Model.find({ c: 5 }).sort({ c: 1 }); // will not use index at all because it does not belongs to any of the prefix of our compound index
Model.find({ b: 3, a: 4 }).sort({ c: 1 }); // will use the index for both finding and sorting as it belongs to one our index prexfix ie. {a:1, b:1, c:1}
Model.find({ a: 4 }).sort({ a: 1, b: 1 }); // will use index for finding but not use index for sorting because a field is overlapped.

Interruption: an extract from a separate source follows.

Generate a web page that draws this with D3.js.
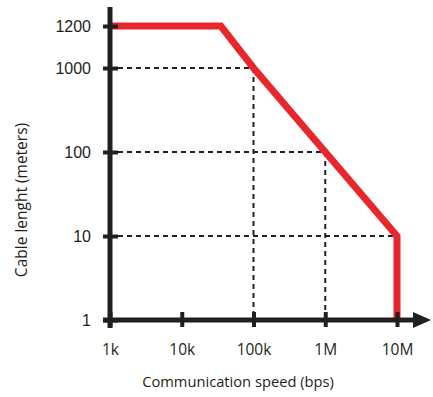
<!DOCTYPE html>
<html><head><meta charset="utf-8">
<script src="https://cdn.jsdelivr.net/npm/d3@7"></script>
<style>html,body{margin:0;padding:0;background:#fff;}</style>
</head><body>
<svg id="c" width="433" height="397"></svg>
<script>
// Data
const xTicks = [1e3, 1e4, 1e5, 1e6, 1e7];
const xTickLabels = ["1k", "10k", "100k", "1M", "10M"];
const yTicks = [1, 10, 100, 1000, 1200];
const yTickLabels = ["1", "10", "100", "1000", "1200"];
const speeds =  [1e3, 3.5e4, 1e5, 1e6, 1e7, 1e7];
const lengths = [1200, 1200, 1000, 100, 10, 1];
const guideSpeeds = [1e5, 1e6, 1e7];
const guideLengths = [1000, 100, 10];

const svg = d3.select("#c");
const axisColor = "#231f20";
const red = "#e8262d";

const x = d3.scaleLog().domain([1e3, 1e7]).range([110, 397]);
const y = d3.scaleLog().domain(yTicks).range([320, 236, 152, 68, 26]);

// dashed guides
const guides = svg.append("g").attr("stroke", axisColor).attr("stroke-width", 2)
  .attr("stroke-dasharray", "5,4").attr("fill", "none");
guideSpeeds.forEach((s, i) => {
  const L = guideLengths[i];
  guides.append("line").attr("x1", x(1e3) + 8).attr("x2", x(s)).attr("y1", y(L)).attr("y2", y(L));
  if (s < 1e7) guides.append("line").attr("x1", x(s)).attr("x2", x(s)).attr("y1", y(L)).attr("y2", y(1) - 6);
});

// red limit line
const pts = speeds.map((s, i) => [s, lengths[i]]);
svg.append("path").datum(pts)
  .attr("d", d3.line().x(d => x(d[0])).y(d => y(d[1])))
  .attr("fill", "none").attr("stroke", red).attr("stroke-width", 7)
  .attr("stroke-linejoin", "miter");

// x axis
const xa = svg.append("g").attr("transform", `translate(0,${y(1)})`)
  .call(d3.axisBottom(x).tickValues(xTicks).tickFormat((d, i) => xTickLabels[i]).tickSize(7));
xa.select(".domain").remove();
xa.selectAll(".tick line").attr("y1", -8).attr("y2", 7).attr("stroke", axisColor).attr("stroke-width", 4);
xa.selectAll(".tick text").attr("y", 35).attr("dy", 0)
  .attr("font-family", "'Open Sans', sans-serif").attr("font-size", 15.5).attr("fill", "#231f20");
svg.append("line").attr("x1", x(1e3) - 7).attr("x2", 416).attr("y1", y(1)).attr("y2", y(1))
  .attr("stroke", axisColor).attr("stroke-width", 5);
svg.append("path").attr("d", `M413,${y(1) - 8} L431,${y(1)} L413,${y(1) + 8} Z`).attr("fill", axisColor);

// y axis
const ya = svg.append("g").attr("transform", `translate(${x(1e3)},0)`)
  .call(d3.axisLeft(y).tickValues(yTicks).tickFormat((d, i) => yTickLabels[i]).tickSize(7));
ya.select(".domain").remove();
ya.selectAll(".tick line").attr("x1", -7).attr("x2", 8).attr("stroke", axisColor).attr("stroke-width", 4);
ya.selectAll(".tick text").attr("x", -19).attr("dy", "0.36em")
  .attr("font-family", "'Liberation Sans', Arial, sans-serif").attr("font-size", 16).attr("fill", "#231f20");
svg.append("line").attr("x1", x(1e3)).attr("x2", x(1e3)).attr("y1", 7).attr("y2", 328)
  .attr("stroke", axisColor).attr("stroke-width", 5);

// titles
svg.append("text").attr("x", 238).attr("y", 387).attr("text-anchor", "middle")
  .attr("font-family", "'Open Sans', sans-serif").attr("font-size", 14.7).attr("fill", "#231f20")
  .text("Communication speed (bps)");
svg.append("text").attr("transform", "translate(27,200) rotate(-90)").attr("text-anchor", "middle")
  .attr("font-family", "'Open Sans', sans-serif").attr("font-size", 15.5).attr("fill", "#231f20")
  .text("Cable lenght (meters)");
</script>
</body></html>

Model.find({ a: { $gt: 4 } }).sort({ a: 1, b: 1 }); // will use index for both finding and sorting because overlapped field (a) in the predicate uses equality operator and it belongs to the prefix {a:1, b:1}
Model.find({ a: 5, b: 3 }).sort({ b: 1 }); // will not use index for sorting
Model.find({ a: 5, b: { $lt: 3 } }).sort({ b: 1 }); // will use index for both finding and sorting
Hope this helps somebody
The books states the below scenario
You have 3 queries to run:
Collection.find({x:criteria, y:criteria,z:criteria})
Collection.find({z:criteria, y:criteria,w:criteria})
Collection.find({y:criteria, w:criteria })
To use
collection.ensureIndex({y:1,z:1,x:1})
it is considering the occurrence and as occurrence of y is more, it want all the queries to hit y followed by z and lastly as you will be running the 1st query a thousand times more than the other two hence including x, if this was not the case and you run all 3 queries equally then the suggestion is
Collection.ensureIndex({y:1,w:1,z:1}) .
Moreover as per the MongoDB documentation “The order of fields in a compound index is very important.” But in the above case scenario the use case is different. It is trying to optimize all the use case queries with one index.